New Hampshire Gov. Chris Sununu has previously opposed legalization. In an editorial board meeting with Foster’s Daily Democrat in October 2018, Sununu called recreational marijuana “just Big Tobacco 2.0.”

“It is a multi-multi-billion dollar business that’s trying to wedge its way into American culture,” Sununu said.

In a gubernatorial debate the following month prior to his reelection, Sununu cited the state’s opioid addiction crisis as a major factor in opposing recreational marijuana legalization.

“When you’re talking about the single-biggest health crisis that this state has ever faced with drugs, full-blown legalization of marijuana, now is not the time,” Sununu said. “The idea that we want to legalize something just so we can tax it, I think that’s the absolute wrong direction.”

Fast-forward to May 2023 when Sununu, in a statement, acknowledged New Hampshire was now the “only state in New England where recreational use is not legal” and cited polls indicating that “a majority of our residents support legalization.”

Sununu now calls commercial legalization “inevitable” and says his goal now is for New Hampshire to keep marijuana sales “tax-free to undercut the cartels’ continued efforts to drive NH’s illicit drug market.”

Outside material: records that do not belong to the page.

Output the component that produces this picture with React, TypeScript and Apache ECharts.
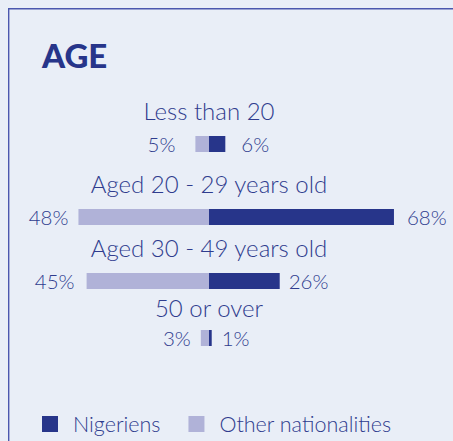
import React, { useEffect, useRef } from 'react';
import * as echarts from 'echarts';

const categories = ['Less than 20', 'Aged 20 - 29 years old', 'Aged 30 - 49 years old', '50 or over'];
const nigeriens = [6, 68, 26, 1];
const otherNationalities = [5, 48, 45, 3];

const DARK = '#27358a';
const LIGHT = '#b0b2d8';
const TEXT = '#2f3c8e';
const FONT = 'Lato, "Open Sans", sans-serif';

const rowTops = [136, 209, 273, 330];
const nameGaps = [14, 14, 14, 11];
const leftGaps = [20, 10, 12, 10];
const rightGaps = [16, 13, 9, 10];

export default function App() {
  const ref = useRef<HTMLDivElement>(null);
  useEffect(() => {
    const chart = echarts.init(ref.current!, null, { renderer: 'svg' });
    const grids = categories.map((_, i) => ({ left: 18.6, right: 53.6, top: rowTops[i], height: 16 }));
    const xAxes = categories.map((c, i) => ({
      type: 'value', gridIndex: i, min: -70, max: 70, position: 'top',
      name: c, nameLocation: 'middle', nameGap: nameGaps[i],
      nameTextStyle: { fontFamily: FONT, fontSize: 24, fontWeight: 300, color: TEXT },
      axisLine: { show: false }, axisTick: { show: false }, axisLabel: { show: false }, splitLine: { show: false },
    }));
    const yAxes = categories.map((c, i) => ({
      type: 'category', gridIndex: i, data: [c], show: false,
    }));
    const labelStyle = { fontFamily: FONT, fontSize: 20.5, fontWeight: 300, color: TEXT };
    const series: any[] = [];
    categories.forEach((_, i) => {
      series.push({
        type: 'bar', name: 'Other nationalities', xAxisIndex: i, yAxisIndex: i, stack: 's' + i,
        barWidth: 16, itemStyle: { color: LIGHT },
        data: [-otherNationalities[i]],
        label: { show: true, position: 'left', distance: leftGaps[i], ...labelStyle,
          formatter: (p: any) => Math.abs(p.value) + '%' },
      });
      series.push({
        type: 'bar', name: 'Nigeriens', xAxisIndex: i, yAxisIndex: i, stack: 's' + i,
        barWidth: 16, itemStyle: { color: DARK },
        data: [nigeriens[i]],
        label: { show: true, position: 'right', distance: rightGaps[i], ...labelStyle,
          formatter: (p: any) => Math.abs(p.value) + '%' },
      });
    });
    chart.setOption({
      animation: false,
      backgroundColor: '#e9eef7',
      title: { text: 'AGE', left: 42, top: 38, padding: 0, textStyle: { fontFamily: FONT, fontSize: 33, fontWeight: 900, color: DARK } },
      legend: {
        data: ['Nigeriens', 'Other nationalities'], left: 42, top: 413, padding: 0, icon: 'rect', itemWidth: 16, itemHeight: 16,
        itemGap: 28, selectedMode: false,
        textStyle: { fontFamily: FONT, fontSize: 21.5, fontWeight: 300, color: TEXT, padding: [0, 0, 0, 10] },
      },
      grid: grids, xAxis: xAxes, yAxis: yAxes, series,
      graphic: [{ type: 'rect', shape: { x: 8.7, y: 8.7, width: 600, height: 600 }, style: { fill: 'none', stroke: '#4b57ae', lineWidth: 1.4 } }],
    });
    return () => chart.dispose();
  }, []);
  return <div ref={ref} style={{ position: 'fixed', left: 0, top: 0, width: 453, height: 441 }} />;
}
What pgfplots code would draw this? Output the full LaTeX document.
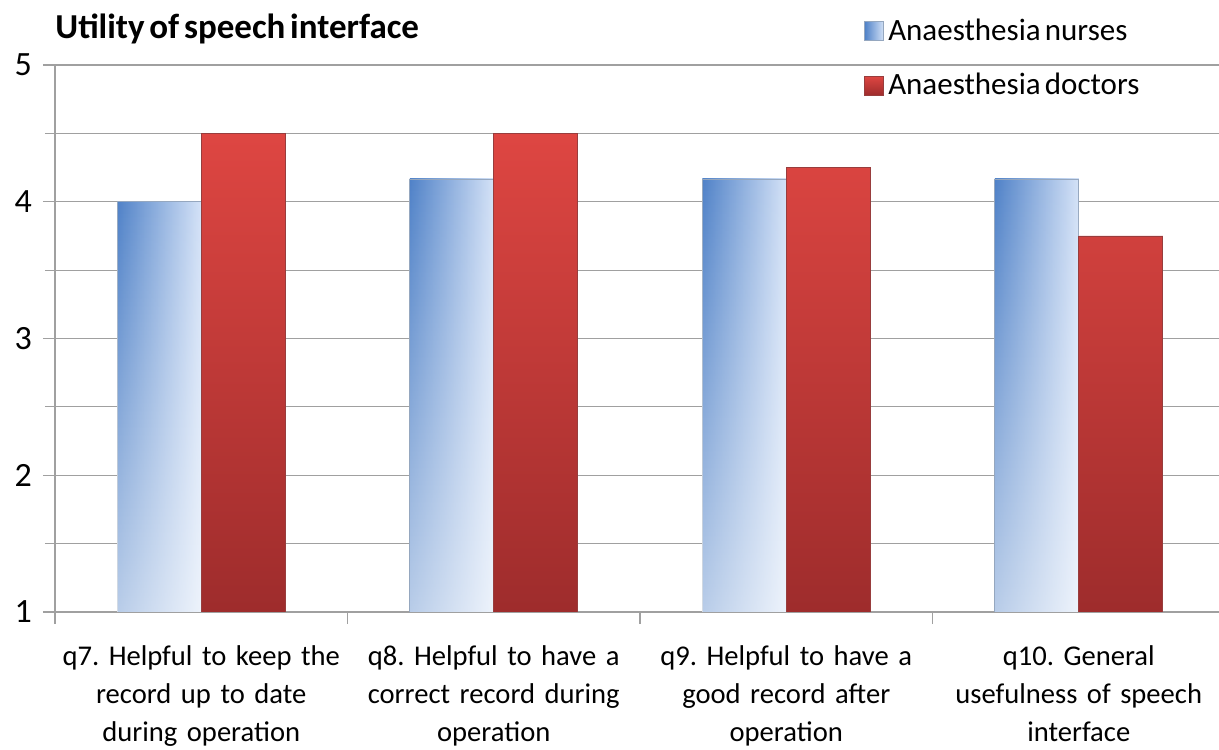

State Rep. John Hunt (R-Rindge), chairman of the House Commerce and Consumer Affairs Committee, talked about the legislation with radio host Drew Cline on WFEA radio.

Hunt said he expects the legislation to pass the House but stressed, “It’s just a matter of whether the Senate will have the stomach to work on it.”

“The senators are not known to do a lot of that detailed work,” he said. “And they’ve been opposed to it.

“It’s a matter of whether they really want to spend some political capital to fix this bill or not, and again, I would not hold my breath.”

“I’m more amazed at how many reps have come up to me and said they take a gummy before they go to bed,” Hunt said with a laugh.